WORK REQUIRED
From the first line of the listing below, retype each line up to and including the one with "dias = list(range(1, 25))"; pictures stay out.

--- START OF AVAILABLE DATA ---

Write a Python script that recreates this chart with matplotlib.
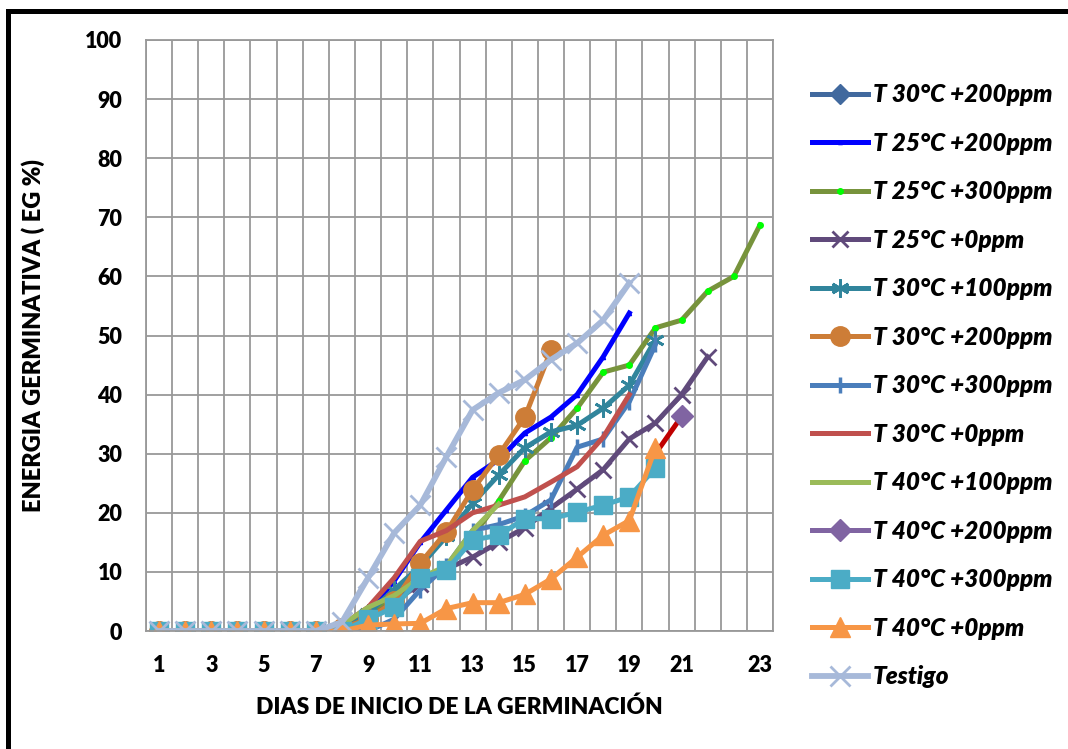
import numpy as np
import matplotlib
matplotlib.use("Agg")
import matplotlib.pyplot as plt
from matplotlib.lines import Line2D
from matplotlib.patches import Rectangle

nan = np.nan
dias = list(range(1, 25))

# valores (EG %)
t30_200a = [0, 0, 0, 0, 0, 0, 0, 0] + [nan] * 16
t25_200 = [0, 0, 0, 0, 0, 0, 0, 0.5, 3, 8.5, 15, 20.5, 26, 29, 33.5, 36.2, 40, 46.4, 53.8] + [nan] * 5
t25_300 = [0, 0, 0, 0, 0, 0, 0, 1, 3, 5.5, 8.5, 11, 16, 22, 28.8, 32.7, 37.7, 43.8, 45, 51.3, 52.6, 57.5, 60, 68.7]
t25_0 = [0, 0, 0, 0, 0, 0, 0, 0, 2, 5, 8, 10.5, 12.5, 15, 17.5, 20.8, 24, 27.3, 32.5, 35.2, 40, 46.4] + [nan] * 2
t30_100 = [0, 0, 0, 0, 0, 0, 0, 0.5, 3, 7, 11, 16, 21.6, 26.4, 31, 33.7, 34.8, 37.7, 41.6, 49.3] + [nan] * 4
t30_200 = [0, 0, 0, 0, 0, 0, 0, 0.5, 2, 5, 11.5, 16.8, 23.9, 29.8, 36.2, 47.5] + [nan] * 8
t30_300 = [0, 0, 0, 0, 0, 0, 0, 0, 0, 2, 7, 11, 17, 18, 19.5, 22.2, 31.1, 32.5, 38.8, 48.5] + [nan] * 4
t30_0 = [0, 0, 0, 0, 0, 0, 0, 1, 4, 9, 15.2, 17, 20, 21.3, 22.7, 25.2, 27.8, 32.8, 40] + [nan] * 5
t40_100 = [0, 0, 0, 0, 0, 0, 0, 1, 4, 6, 9, 11, 17, 21.5] + [nan] * 10
t40_200 = [nan] * 19 + [30, 36.3] + [nan] * 3
t40_300 = [0, 0, 0, 0, 0, 0, 0, 0, 2, 4, 9, 10.3, 15.4, 16.2, 19, 19, 20.1, 21.3, 22.7, 27.6] + [nan] * 4
t40_0 = [0, 0, 0, 0, 0, 0, 0, 0, 1, 1.2, 1.3, 3.8, 4.8, 4.8, 6.2, 8.8, 12.5, 16.2, 18.7, 31] + [nan] * 4
testigo = [0, 0, 0, 0, 0, 0, 0, 1.5, 9, 16.6, 21.3, 29.5, 37.4, 40.3, 42.5, 45.9, 48.7, 52.6, 58.9] + [nan] * 5

xtick_pos = [1, 3, 5, 7, 9, 11, 13, 15, 17, 19, 21, 24]
xtick_lab = ['1', '3', '5', '7', '9', '11', '13', '15', '17', '19', '21', '23']

plt.rcParams['font.family'] = ['Lato', 'DejaVu Sans']
W = 'heavy'

fig = plt.figure(figsize=(10.68, 7.49), dpi=100)
ax = fig.add_axes([0.1367, 0.1575, 0.5871, 0.7891])

lw = 3.6
ax.plot(dias, t30_200a, color='#41699E', lw=lw, marker='D', ms=10, label='T 30°C +200ppm')
ax.plot(dias, t25_200, color='#0000FF', lw=lw, marker='^', ms=3, label='T 25°C +200ppm')
ax.plot(dias, t25_300, color='#77933C', lw=lw, marker='o', ms=4, mfc='#00FF00', mec='#00FF00',
        label='T 25°C +300ppm')
ax.plot(dias, t25_0, color='#604A7B', lw=lw, marker='x', ms=12, mew=2, label='T 25°C +0ppm')
ax.plot(dias, t30_100, color='#31859C', lw=lw, marker=(6, 2, 0), ms=13, mew=2, label='T 30°C +100ppm')
ax.plot(dias, t30_200, color='#CD7D37', lw=lw, marker='o', ms=14, label='T 30°C +200ppm')
ax.plot(dias, t30_300, color='#4A7EBB', lw=lw, marker='|', ms=12, mew=2.5, label='T 30°C +300ppm')
ax.plot(dias, t30_0, color='#C0504D', lw=lw, label='T 30°C +0ppm')
ax.plot(dias, t40_100, color='#9BBB59', lw=lw, label='T 40°C +100ppm')
# segmento final en rojo oscuro con rombo morado
ax.plot(dias, t40_200, color='#C00000', lw=lw, marker='D', ms=11, mfc='#8064A2', mec='#8064A2',
        markevery=[20])
ax.plot(dias, t40_300, color='#4BACC6', lw=lw, marker='s', ms=13, label='T 40°C +300ppm')
ax.plot(dias, t40_0, color='#F79646', lw=lw, marker='^', ms=14, label='T 40°C +0ppm')
ax.plot(dias, testigo, color='#A7B9D9', lw=4.2, marker='x', ms=14, mew=2, label='Testigo')

ax.set_xlim(0.5, 24.5)
ax.set_ylim(0, 100)
ax.set_yticks(np.arange(0, 101, 10))
ax.set_xticks(xtick_pos)
ax.set_xticklabels(xtick_lab)
ax.set_xticks(np.arange(0.5, 25, 1), minor=True)
ax.grid(False)
ax.grid(True, which='minor', axis='x', color='#999999', lw=1.3)
ax.grid(True, which='major', axis='y', color='#999999', lw=1.3)
ax.set_axisbelow(True)
ax.tick_params(which='both', length=0, labelsize=15.5)
ax.tick_params(axis='y', pad=17)
ax.tick_params(axis='x', pad=17)
for lab in ax.get_xticklabels() + ax.get_yticklabels():
    lab.set_fontweight(W)
for s in ax.spines.values():
    s.set_color('#999999')
    s.set_linewidth(1.3)

ax.set_xlabel('DIAS DE INICIO DE LA GERMINACIÓN', fontsize=16.4, fontweight=W, labelpad=15)
ax.set_ylabel('ENERGIA GERMINATIVA ( EG %)', fontsize=17, fontweight=W, labelpad=29)

# leyenda en el orden original
handles, labels = ax.get_legend_handles_labels()
h40_200 = Line2D([], [], color='#8064A2', lw=lw, marker='D', ms=11)
handles.insert(9, h40_200)
labels.insert(9, 'T 40°C +200ppm')
fig.legend(handles, labels, loc='upper left', bbox_to_anchor=(0.760, 0.889), frameon=False,
           prop={'size': 17.5, 'weight': W, 'style': 'italic'}, borderpad=0,
           labelspacing=1.05, handlelength=2.3, handletextpad=0.22, borderaxespad=0)

fig.patches.append(Rectangle((0.0075, -0.1), 1.2, 1.0853, transform=fig.transFigure,
                             fill=False, ec='black', lw=3.6))

fig.savefig('out.png', dpi=100)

--- END OF AVAILABLE DATA ---

EXERCISE RESULT
Write a Python script that recreates this chart with matplotlib.
import numpy as np
import matplotlib
matplotlib.use("Agg")
import matplotlib.pyplot as plt
from matplotlib.lines import Line2D
from matplotlib.patches import Rectangle

nan = np.nan
dias = list(range(1, 25))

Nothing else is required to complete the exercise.